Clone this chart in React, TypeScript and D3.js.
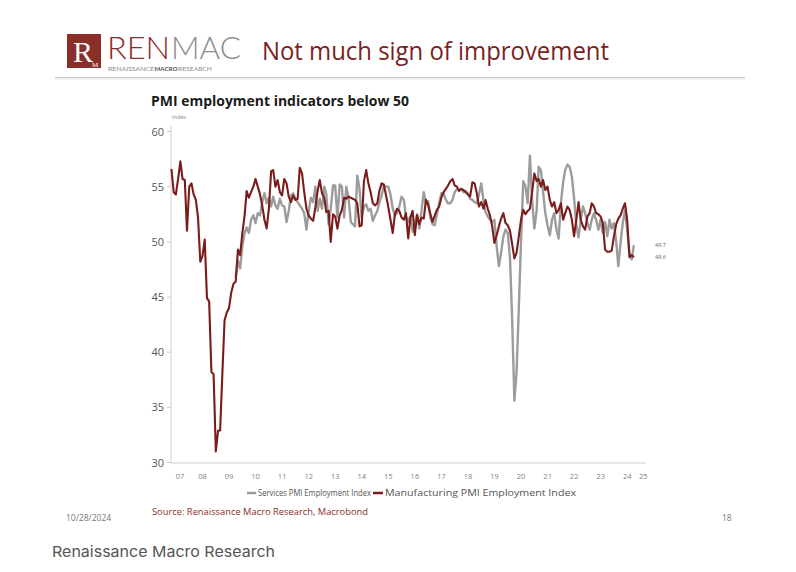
import React from "react";
import * as d3 from "d3";

// ---- data ----
const manufacturingStart: [number, number] = [2007, 4]; // May 2007
const servicesStart: [number, number] = [2009, 9]; // Oct 2009

const manufacturing: number[] = [
  // 2007 May-Dec
  56.6, 54.5, 54.3, 55.7, 57.3, 55.7, 55.6, 51.0,
  // 2008
  55.0, 55.3, 54.3, 53.8, 52.2, 48.2, 48.7, 50.2, 44.9, 44.6, 38.2, 38.0,
  // 2009
  31.0, 32.9, 32.9, 38.1, 42.9, 43.6, 44.0, 45.4, 46.2, 46.4, 49.3, 48.8,
  // 2010
  50.8, 52.4, 54.6, 54.0, 54.5, 55.0, 55.7, 55.0, 54.3, 53.3, 52.0, 51.2,
  // 2011
  53.0, 56.4, 56.5, 55.0, 55.6, 54.5, 54.2, 55.7, 55.3, 54.1, 53.6, 54.2,
  // 2012
  53.8, 53.9, 56.7, 56.2, 54.5, 53.0, 52.4, 52.1, 51.9, 53.1, 54.6, 55.6,
  // 2013
  54.4, 54.0, 52.7, 52.8, 50.0, 52.5, 52.3, 51.2, 52.4, 52.9, 54.0, 53.9,
  // 2014
  54.1, 54.0, 53.9, 53.8, 53.5, 51.4, 51.5, 55.5, 56.5, 55.3, 54.5, 53.5,
  // 2015
  53.3, 53.5, 54.6, 55.3, 55.2, 54.2, 53.2, 52.0, 50.8, 52.5, 53.0, 52.8,
  // 2016
  52.2, 52.0, 52.6, 50.3, 52.2, 52.8, 50.6, 52.4, 51.6, 52.2, 52.1, 53.8,
  // 2017
  53.3, 52.5, 51.8, 52.4, 52.9, 53.2, 54.0, 54.5, 54.8, 55.1, 55.5, 55.7,
  // 2018
  55.1, 55.0, 54.6, 54.8, 54.7, 54.5, 54.3, 54.1, 55.4, 55.3, 54.4, 53.2,
  // 2019
  53.6, 53.0, 53.8, 53.0, 52.4, 51.4, 49.9, 50.6, 51.4, 52.1, 52.6, 51.7,
  // 2020
  51.5, 51.0, 49.8, 48.5, 49.0, 50.5, 52.0, 52.9, 52.5, 52.8, 53.0, 54.5,
  // 2021
  56.2, 55.5, 55.7, 55.0, 55.6, 54.7, 55.0, 53.8, 53.2, 53.6, 52.6, 52.9,
  // 2022
  53.5, 52.0, 52.6, 53.2, 52.9, 52.0, 50.5, 52.0, 53.6, 52.0, 51.4, 51.1,
  // 2023
  52.3, 52.6, 53.5, 53.2, 52.6, 52.5, 52.3, 51.7, 49.3, 49.1, 49.1, 49.2,
  // 2024 Jan-Oct
  50.5, 51.6, 52.1, 52.4, 53.0, 53.5, 52.0, 48.6, 48.8, 48.6,
];

const services: number[] = [
  // 2009 Oct-Dec
  46.8, 48.3, 47.6,
  // 2010
  49.6, 50.8, 51.3, 50.8, 52.0, 52.4, 51.7, 52.6, 52.4, 53.6, 54.4, 53.5,
  // 2011
  54.0, 53.2, 54.1, 53.3, 53.0, 53.9, 53.3, 53.2, 51.8, 52.8, 54.2, 54.4,
  // 2012
  53.9, 53.6, 53.3, 53.0, 52.6, 51.1, 52.8, 54.0, 53.6, 55.0, 52.8, 53.9,
  // 2013
  53.0, 55.0, 54.3, 51.6, 53.0, 55.1, 55.1, 52.2, 55.2, 55.0, 52.2, 55.0,
  // 2014
  54.0, 51.8, 51.6, 51.4, 56.0, 54.8, 52.2, 53.2, 53.4, 52.8, 53.0, 51.9,
  // 2015
  52.4, 52.8, 53.6, 54.2, 55.1, 55.0, 55.0, 54.3, 53.0, 52.4, 52.6, 53.2,
  // 2016
  54.1, 53.8, 52.3, 51.8, 52.3, 50.9, 51.8, 52.5, 51.2, 52.8, 54.5, 53.5,
  // 2017
  53.7, 52.2, 51.6, 51.5, 52.5, 53.5, 54.4, 54.4, 53.8, 53.5, 53.5, 53.8,
  // 2018
  54.5, 54.8, 54.7, 54.8, 54.5, 54.6, 54.4, 53.9, 53.8, 53.6, 53.5, 54.3,
  // 2019
  55.3, 53.7, 52.7, 52.3, 52.0, 51.8, 52.0, 49.6, 47.8, 49.0, 50.5, 51.1,
  // 2020
  50.8, 48.5, 43.0, 35.6, 38.2, 44.0, 50.0, 55.5, 55.0, 53.5, 57.8, 53.8,
  // 2021
  51.2, 52.8, 56.8, 56.5, 54.5, 52.6, 51.5, 50.6, 52.0, 52.6, 51.1, 50.3,
  // 2022
  53.5, 55.4, 56.5, 57.0, 56.8, 55.9, 54.0, 51.5, 50.4, 52.0, 53.2, 52.6,
  // 2023
  51.7, 51.1, 52.0, 52.6, 52.0, 51.1, 52.0, 50.8, 51.8, 50.5, 52.0, 51.2,
  // 2024 Jan-Oct
  51.7, 50.0, 47.8, 49.9, 51.7, 52.9, 51.1, 49.0, 48.4, 49.7,
];

const yTicks = [30, 35, 40, 45, 50, 55, 60];
const yearLabels = ["07", "08", "09", "10", "11", "12", "13", "14", "15", "16", "17", "18", "19", "20", "21", "22", "23", "24", "25"];
const legendLabels = ["Services PMI Employment Index", "Manufacturing PMI Employment Index"];
const lastLabels = ["49.7", "48.6"];

const GRAY = "#9c9c9c";
const RED = "#7a1c1c";

function toPoints(start: [number, number], values: number[]): [Date, number][] {
  return values.map((v, i) => [new Date(start[0], start[1] + i, 1), v]);
}

export default function App() {
  const W = 796;
  const H = 572;
  const x = d3.scaleTime().domain([new Date(2007, 3, 25), new Date(2025, 2, 17)]).range([171, 646]);
  const y = d3.scaleLinear().domain([30, 60]).range([462.5, 131.5]);
  const line = d3
    .line<[Date, number]>()
    .x((d) => x(d[0]))
    .y((d) => y(d[1]));

  const mPts = toPoints(manufacturingStart, manufacturing);
  const sPts = toPoints(servicesStart, services);
  const [x0, x1] = x.range();

  const yearPos = yearLabels.map((lab, i) => {
    const yr = 2007 + i;
    const a = Math.max(x(new Date(yr, 0, 1)), x0);
    const b = Math.min(x(new Date(yr + 1, 0, 1)), x1);
    return { lab, cx: (a + b) / 2 };
  });

  const sLast = sPts[sPts.length - 1];
  const mLast = mPts[mPts.length - 1];

  const sans = "'Open Sans', 'Noto Sans', sans-serif";
  const logoFont = "Lato, 'Open Sans', sans-serif";

  return (
    <svg
      width={W}
      height={H}
      viewBox={`0 0 ${W} ${H}`}
      style={{ position: "absolute", left: 0, top: 0, display: "block", background: "#fff" }}
    >
      <rect x={0} y={0} width={W} height={H} fill="#ffffff" />

      {/* Logo */}
      <rect x={67} y={34} width={34} height={34} fill="#8a2e2a" />
      <text x={83} y={62} textAnchor="middle" fontFamily="'Liberation Serif', 'DejaVu Serif', serif" fontSize={30} fill="#ffffff">
        R
      </text>
      <text x={95} y={67} textAnchor="middle" fontFamily="'Liberation Serif', serif" fontSize={7} fill="#ffffff">
        M
      </text>
      <text x={107} y={59} fontFamily={logoFont} fontWeight={300} fontSize={31} fill="#8a2e2a" textLength={63} lengthAdjust="spacingAndGlyphs">
        REN
      </text>
      <text x={171} y={59} fontFamily={logoFont} fontWeight={300} fontSize={31} fill="#8c8c8c" textLength={70} lengthAdjust="spacingAndGlyphs">
        MAC
      </text>
      <text x={108} y={71} fontFamily={logoFont} fontSize={5} fill="#8a8a8a" textLength={46} lengthAdjust="spacingAndGlyphs">
        RENAISSANCE
      </text>
      <text x={154.5} y={71} fontFamily={logoFont} fontSize={5} fontWeight={700} fill="#555" textLength={23} lengthAdjust="spacingAndGlyphs">
        MACRO
      </text>
      <text x={178} y={71} fontFamily={logoFont} fontSize={5} fill="#8a8a8a" textLength={34} lengthAdjust="spacingAndGlyphs">
        RESEARCH
      </text>

      {/* Slide title */}
      <text x={262} y={60} fontFamily={sans} fontSize={26} fill="#7a1f1f" textLength={347} lengthAdjust="spacingAndGlyphs">
        Not much sign of improvement
      </text>
      <line x1={55} x2={745} y1={77.5} y2={77.5} stroke="#c4c4c4" strokeWidth={1.2} />
      <line x1={55} x2={745} y1={79} y2={79} stroke="#ececec" strokeWidth={1.5} />

      {/* Chart title */}
      <text x={151} y={106} fontFamily={sans} fontWeight={700} fontSize={15} fill="#1a1a1a" textLength={258} lengthAdjust="spacingAndGlyphs">
        PMI employment indicators below 50
      </text>
      <text x={172} y={119} fontFamily={sans} fontSize={5.5} fill="#888">
        Index
      </text>

      {/* Axes */}
      <line x1={x0} x2={x0} y1={126} y2={463} stroke="#cfcfcf" strokeWidth={1} />
      <line x1={x0} x2={x1} y1={463} y2={463} stroke="#cfcfcf" strokeWidth={1.2} />
      {yTicks.map((t) => (
        <g key={t}>
          <line x1={x0 - 4} x2={x0} y1={y(t)} y2={y(t)} stroke="#cfcfcf" />
          <text x={x0 - 7} y={y(t) + 4} textAnchor="end" fontFamily={sans} fontSize={11} fill="#555">
            {t}
          </text>
        </g>
      ))}
      {yearPos.map((p) => (
        <text key={p.lab} x={p.cx} y={479} textAnchor="middle" fontFamily={sans} fontSize={7.5} fill="#7f7f7f">
          {p.lab}
        </text>
      ))}

      {/* Series */}
      <path d={line(sPts) || ""} fill="none" stroke={GRAY} strokeWidth={2.4} strokeLinejoin="round" />
      <path d={line(mPts) || ""} fill="none" stroke={RED} strokeWidth={2.1} strokeLinejoin="round" />

      {/* Last values */}
      <text x={655} y={y(sLast[1]) + 2} fontFamily={sans} fontSize={5.5} fill="#666">
        {lastLabels[0]}
      </text>
      <text x={655} y={y(mLast[1]) + 2} fontFamily={sans} fontSize={5.5} fill="#666">
        {lastLabels[1]}
      </text>

      {/* Legend */}
      <line x1={247} x2={256} y1={493} y2={493} stroke={GRAY} strokeWidth={2.5} />
      <text x={258} y={496} fontFamily={sans} fontSize={8.5} fill="#555" textLength={113} lengthAdjust="spacingAndGlyphs">
        {legendLabels[0]}
      </text>
      <line x1={373} x2={383} y1={493} y2={493} stroke={RED} strokeWidth={2.5} />
      <text x={385} y={496} fontFamily={sans} fontSize={8.5} fill="#555" textLength={191} lengthAdjust="spacingAndGlyphs">
        {legendLabels[1]}
      </text>

      {/* Source & footer */}
      <text x={152} y={515} fontFamily={sans} fontSize={9} fill="#8a2e2a" textLength={216} lengthAdjust="spacingAndGlyphs">
        Source: Renaissance Macro Research, Macrobond
      </text>
      <text x={66} y={521} fontFamily={sans} fontSize={8.5} fill="#777">
        10/28/2024
      </text>
      <text x={722} y={521} fontFamily={sans} fontSize={8.5} fill="#777">
        18
      </text>
      <text x={52} y={557} fontFamily="Inter, 'Noto Sans', sans-serif" fontSize={15} fill="#555" textLength={223} lengthAdjust="spacingAndGlyphs">
        Renaissance Macro Research
      </text>
    </svg>
  );
}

_Goal_
Go from the first line of the listing to the line holding "const servicesStart: [number, number]" and, please, transcribe those lines exactly, both included, with no pictures.

_Solution_
Clone this chart in React, TypeScript and D3.js.
import React from "react";
import * as d3 from "d3";

// ---- data ----
const manufacturingStart: [number, number] = [2007, 4]; // May 2007
const servicesStart: [number, number] = [2009, 9]; // Oct 2009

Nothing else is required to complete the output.